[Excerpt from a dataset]
══════════
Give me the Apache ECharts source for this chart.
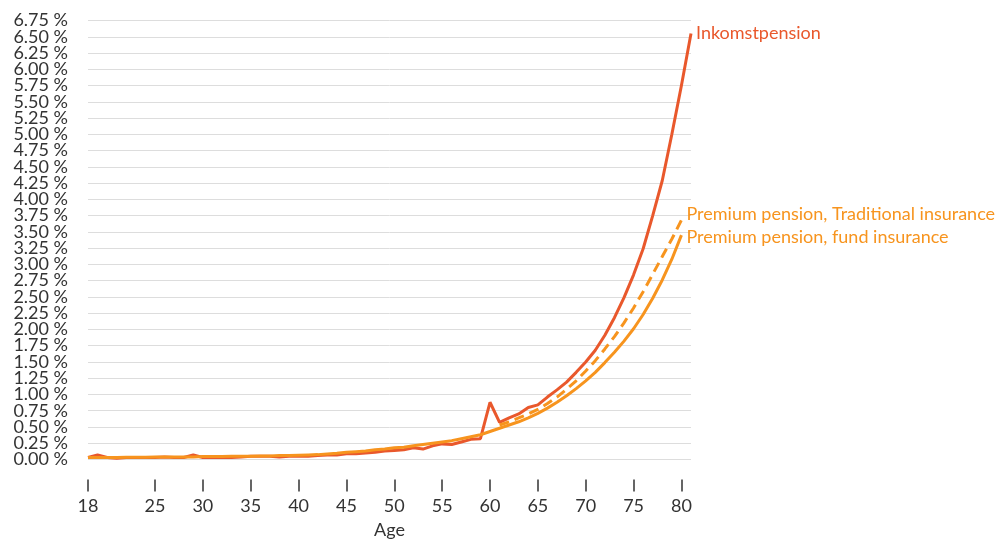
<!DOCTYPE html>
<html>
<head>
<meta charset="utf-8">
<script src="https://cdn.jsdelivr.net/npm/echarts@6/dist/echarts.min.js"></script>
<style>
  html, body { margin: 0; padding: 0; background: #ffffff; }
  #chart { width: 1008px; height: 539px; }
</style>
</head>
<body>
<div id="chart"></div>
<script>
// Mortality-related fee rates (%) by age for the pension products
const ages = [18,19,20,21,22,23,24,25,26,27,28,29,30,31,32,33,34,35,36,37,38,39,40,
  41,42,43,44,45,46,47,48,49,50,51,52,53,54,55,56,57,58,59,60,
  61,62,63,64,65,66,67,68,69,70,71,72,73,74,75,76,77,78,79,80,81];

const inkomstpension = [0.03,0.07,0.03,0.02,0.03,0.03,0.03,0.03,0.04,0.03,0.03,0.07,0.03,0.03,0.03,0.03,0.04,0.05,0.05,0.05,0.04,0.05,0.05,
  0.05,0.06,0.07,0.07,0.09,0.09,0.10,0.11,0.13,0.14,0.15,0.18,0.16,0.21,0.24,0.23,0.27,0.31,0.32,0.88,
  0.57,0.64,0.70,0.80,0.84,0.96,1.07,1.19,1.34,1.50,1.68,1.91,2.18,2.49,2.84,3.24,3.75,4.29,5.00,5.75,6.55];

const fundAges = ages.slice(0, 63); // 18..80
const fundInsurance = [0.03,0.03,0.03,0.03,0.035,0.035,0.035,0.04,0.04,0.04,0.04,0.04,0.045,0.045,0.045,0.05,0.05,0.05,0.055,0.055,0.06,0.06,0.065,
  0.07,0.075,0.085,0.095,0.11,0.12,0.13,0.15,0.16,0.18,0.19,0.21,0.23,0.25,0.27,0.29,0.32,0.35,0.38,0.43,
  0.48,0.53,0.58,0.64,0.71,0.79,0.88,0.98,1.09,1.21,1.34,1.49,1.65,1.82,2.01,2.23,2.48,2.76,3.08,3.45];

const tradAges = [61,62,63,64,65,66,67,68,69,70,71,72,73,74,75,76,77,78,79,80];
const traditionalInsurance = [0.53,0.58,0.64,0.70,0.77,0.86,0.96,1.08,1.21,1.36,1.52,1.70,1.89,2.10,2.33,2.58,2.85,3.12,3.39,3.68];

const xTickLabels = [18,25,30,35,40,45,50,55,60,65,70,75,80];
const ageMin = 18;
const ageMax = 81;
const yMax = 6.75;
const yStep = 0.25;

const RED = '#e9582c';
const ORANGE = '#f7941e';
const TEXT = '#333333';
const FONT = 'Lato';

const pairs = (xs, ys) => xs.map((x, i) => [x, ys[i]]);
const pct = v => v.toFixed(2) + ' %';
// The percentage labels are packed tightly, so they are split over two
// stacked y axes: whole half-points on one, the quarter-points on the other.
const isHalf = v => Math.round(v / yStep) % 2 === 0;

const yAxisBase = {
  gridIndex: 0,
  type: 'value',
  min: 0,
  max: yMax,
  interval: yStep,
  position: 'left',
  axisLine: { show: false },
  axisTick: { show: false }
};
const yLabelStyle = { margin: 20, fontFamily: FONT, fontSize: 18, color: TEXT, hideOverlap: false };

const chart = echarts.init(document.getElementById('chart'), null, { renderer: 'canvas' });

chart.setOption({
  animation: false,
  backgroundColor: '#ffffff',
  grid: [
    // plot area
    { left: 88, right: 317, top: 20.5, bottom: 79.5, containLabel: false, outerBoundsMode: 'none' },
    // detached age scale sitting below the plot area
    { left: 88, right: 317, top: 478.5, bottom: 59.5, containLabel: false, outerBoundsMode: 'none' }
  ],
  xAxis: [
    {
      gridIndex: 0,
      type: 'value',
      min: ageMin,
      max: ageMax,
      show: false
    },
    {
      gridIndex: 1,
      type: 'value',
      min: ageMin,
      max: ageMax,
      name: 'Age',
      nameLocation: 'middle',
      nameGap: 42,
      nameTextStyle: { fontFamily: FONT, fontSize: 18, color: TEXT },
      axisLine: { show: false },
      axisTick: { show: true, length: 12, customValues: xTickLabels, lineStyle: { color: TEXT, width: 1.5 } },
      axisLabel: { customValues: xTickLabels, margin: 18, fontFamily: FONT, fontSize: 18, color: TEXT },
      splitLine: { show: false }
    }
  ],
  yAxis: [
    Object.assign({}, yAxisBase, {
      axisLabel: Object.assign({}, yLabelStyle, {
        showMinLabel: true,
        showMaxLabel: false,
        formatter: v => (isHalf(v) ? pct(v) : '')
      }),
      splitLine: { showMinLine: true, showMaxLine: true, lineStyle: { color: '#dddddd', width: 1 } }
    }),
    Object.assign({}, yAxisBase, {
      axisLabel: Object.assign({}, yLabelStyle, {
        showMinLabel: false,
        showMaxLabel: true,
        formatter: v => (isHalf(v) ? '' : pct(v))
      }),
      splitLine: { show: false }
    }),
    { gridIndex: 1, type: 'value', min: 0, max: 1, show: false }
  ],
  series: [
    {
      name: 'Inkomstpension',
      type: 'line',
      xAxisIndex: 0,
      yAxisIndex: 0,
      data: pairs(ages, inkomstpension),
      showSymbol: false,
      lineStyle: { color: RED, width: 3 },
      endLabel: {
        show: true,
        formatter: 'Inkomstpension',
        distance: 5,
        fontFamily: FONT,
        fontSize: 18,
        color: RED
      },
      z: 2
    },
    {
      name: 'Premium pension, Traditional insurance',
      type: 'line',
      xAxisIndex: 0,
      yAxisIndex: 0,
      data: pairs(tradAges, traditionalInsurance),
      showSymbol: false,
      lineStyle: { color: ORANGE, width: 3, type: [10, 6] },
      endLabel: {
        show: true,
        formatter: 'Premium pension, Traditional insurance',
        distance: 5,
        offset: [0, -6],
        fontFamily: FONT,
        fontSize: 18,
        color: ORANGE
      },
      z: 3
    },
    {
      name: 'Premium pension, fund insurance',
      type: 'line',
      xAxisIndex: 0,
      yAxisIndex: 0,
      data: pairs(fundAges, fundInsurance),
      showSymbol: false,
      lineStyle: { color: ORANGE, width: 3 },
      endLabel: {
        show: true,
        formatter: 'Premium pension, fund insurance',
        distance: 5,
        offset: [0, 2],
        fontFamily: FONT,
        fontSize: 18,
        color: ORANGE
      },
      z: 4
    }
  ]
});
</script>
</body>
</html>
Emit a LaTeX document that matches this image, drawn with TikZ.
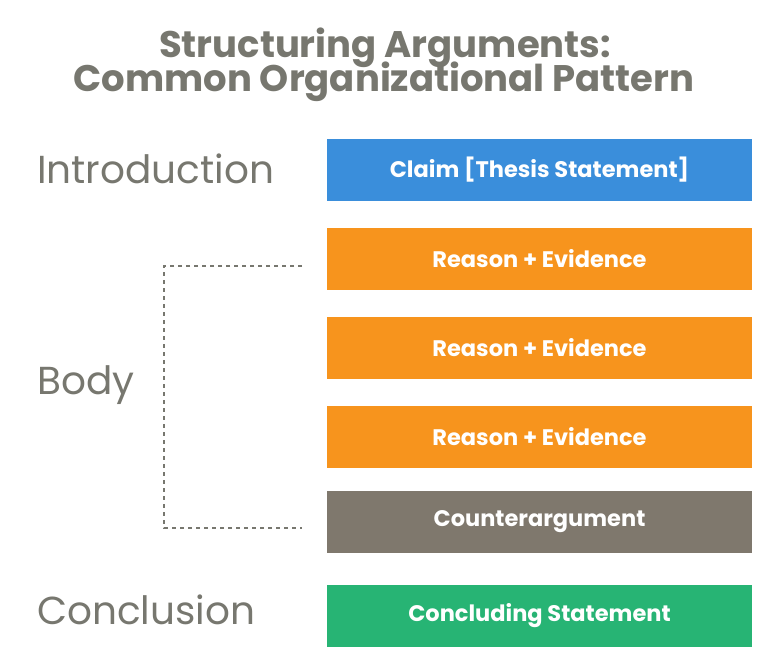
══════════
▶ GOAL
Give the material again exactly as it is, but keep the pictures out.

▶ THE SOLUTION
Give me the Apache ECharts source for this chart.
<!DOCTYPE html>
<html>
<head>
<meta charset="utf-8">
<script src="https://cdn.jsdelivr.net/npm/echarts@6/dist/echarts.min.js"></script>
<style>
  html, body { margin: 0; padding: 0; background: #ffffff; }
  #chart { width: 1008px; height: 539px; }
</style>
</head>
<body>
<div id="chart"></div>
<script>
// Mortality-related fee rates (%) by age for the pension products
const ages = [18,19,20,21,22,23,24,25,26,27,28,29,30,31,32,33,34,35,36,37,38,39,40,
  41,42,43,44,45,46,47,48,49,50,51,52,53,54,55,56,57,58,59,60,
  61,62,63,64,65,66,67,68,69,70,71,72,73,74,75,76,77,78,79,80,81];

const inkomstpension = [0.03,0.07,0.03,0.02,0.03,0.03,0.03,0.03,0.04,0.03,0.03,0.07,0.03,0.03,0.03,0.03,0.04,0.05,0.05,0.05,0.04,0.05,0.05,
  0.05,0.06,0.07,0.07,0.09,0.09,0.10,0.11,0.13,0.14,0.15,0.18,0.16,0.21,0.24,0.23,0.27,0.31,0.32,0.88,
  0.57,0.64,0.70,0.80,0.84,0.96,1.07,1.19,1.34,1.50,1.68,1.91,2.18,2.49,2.84,3.24,3.75,4.29,5.00,5.75,6.55];

const fundAges = ages.slice(0, 63); // 18..80
const fundInsurance = [0.03,0.03,0.03,0.03,0.035,0.035,0.035,0.04,0.04,0.04,0.04,0.04,0.045,0.045,0.045,0.05,0.05,0.05,0.055,0.055,0.06,0.06,0.065,
  0.07,0.075,0.085,0.095,0.11,0.12,0.13,0.15,0.16,0.18,0.19,0.21,0.23,0.25,0.27,0.29,0.32,0.35,0.38,0.43,
  0.48,0.53,0.58,0.64,0.71,0.79,0.88,0.98,1.09,1.21,1.34,1.49,1.65,1.82,2.01,2.23,2.48,2.76,3.08,3.45];

const tradAges = [61,62,63,64,65,66,67,68,69,70,71,72,73,74,75,76,77,78,79,80];
const traditionalInsurance = [0.53,0.58,0.64,0.70,0.77,0.86,0.96,1.08,1.21,1.36,1.52,1.70,1.89,2.10,2.33,2.58,2.85,3.12,3.39,3.68];

const xTickLabels = [18,25,30,35,40,45,50,55,60,65,70,75,80];
const ageMin = 18;
const ageMax = 81;
const yMax = 6.75;
const yStep = 0.25;

const RED = '#e9582c';
const ORANGE = '#f7941e';
const TEXT = '#333333';
const FONT = 'Lato';

const pairs = (xs, ys) => xs.map((x, i) => [x, ys[i]]);
const pct = v => v.toFixed(2) + ' %';
// The percentage labels are packed tightly, so they are split over two
// stacked y axes: whole half-points on one, the quarter-points on the other.
const isHalf = v => Math.round(v / yStep) % 2 === 0;

const yAxisBase = {
  gridIndex: 0,
  type: 'value',
  min: 0,
  max: yMax,
  interval: yStep,
  position: 'left',
  axisLine: { show: false },
  axisTick: { show: false }
};
const yLabelStyle = { margin: 20, fontFamily: FONT, fontSize: 18, color: TEXT, hideOverlap: false };

const chart = echarts.init(document.getElementById('chart'), null, { renderer: 'canvas' });

chart.setOption({
  animation: false,
  backgroundColor: '#ffffff',
  grid: [
    // plot area
    { left: 88, right: 317, top: 20.5, bottom: 79.5, containLabel: false, outerBoundsMode: 'none' },
    // detached age scale sitting below the plot area
    { left: 88, right: 317, top: 478.5, bottom: 59.5, containLabel: false, outerBoundsMode: 'none' }
  ],
  xAxis: [
    {
      gridIndex: 0,
      type: 'value',
      min: ageMin,
      max: ageMax,
      show: false
    },
    {
      gridIndex: 1,
      type: 'value',
      min: ageMin,
      max: ageMax,
      name: 'Age',
      nameLocation: 'middle',
      nameGap: 42,
      nameTextStyle: { fontFamily: FONT, fontSize: 18, color: TEXT },
      axisLine: { show: false },
      axisTick: { show: true, length: 12, customValues: xTickLabels, lineStyle: { color: TEXT, width: 1.5 } },
      axisLabel: { customValues: xTickLabels, margin: 18, fontFamily: FONT, fontSize: 18, color: TEXT },
      splitLine: { show: false }
    }
  ],
  yAxis: [
    Object.assign({}, yAxisBase, {
      axisLabel: Object.assign({}, yLabelStyle, {
        showMinLabel: true,
        showMaxLabel: false,
        formatter: v => (isHalf(v) ? pct(v) : '')
      }),
      splitLine: { showMinLine: true, showMaxLine: true, lineStyle: { color: '#dddddd', width: 1 } }
    }),
    Object.assign({}, yAxisBase, {
      axisLabel: Object.assign({}, yLabelStyle, {
        showMinLabel: false,
        showMaxLabel: true,
        formatter: v => (isHalf(v) ? '' : pct(v))
      }),
      splitLine: { show: false }
    }),
    { gridIndex: 1, type: 'value', min: 0, max: 1, show: false }
  ],
  series: [
    {
      name: 'Inkomstpension',
      type: 'line',
      xAxisIndex: 0,
      yAxisIndex: 0,
      data: pairs(ages, inkomstpension),
      showSymbol: false,
      lineStyle: { color: RED, width: 3 },
      endLabel: {
        show: true,
        formatter: 'Inkomstpension',
        distance: 5,
        fontFamily: FONT,
        fontSize: 18,
        color: RED
      },
      z: 2
    },
    {
      name: 'Premium pension, Traditional insurance',
      type: 'line',
      xAxisIndex: 0,
      yAxisIndex: 0,
      data: pairs(tradAges, traditionalInsurance),
      showSymbol: false,
      lineStyle: { color: ORANGE, width: 3, type: [10, 6] },
      endLabel: {
        show: true,
        formatter: 'Premium pension, Traditional insurance',
        distance: 5,
        offset: [0, -6],
        fontFamily: FONT,
        fontSize: 18,
        color: ORANGE
      },
      z: 3
    },
    {
      name: 'Premium pension, fund insurance',
      type: 'line',
      xAxisIndex: 0,
      yAxisIndex: 0,
      data: pairs(fundAges, fundInsurance),
      showSymbol: false,
      lineStyle: { color: ORANGE, width: 3 },
      endLabel: {
        show: true,
        formatter: 'Premium pension, fund insurance',
        distance: 5,
        offset: [0, 2],
        fontFamily: FONT,
        fontSize: 18,
        color: ORANGE
      },
      z: 4
    }
  ]
});
</script>
</body>
</html>
Emit a LaTeX document that matches this image, drawn with TikZ.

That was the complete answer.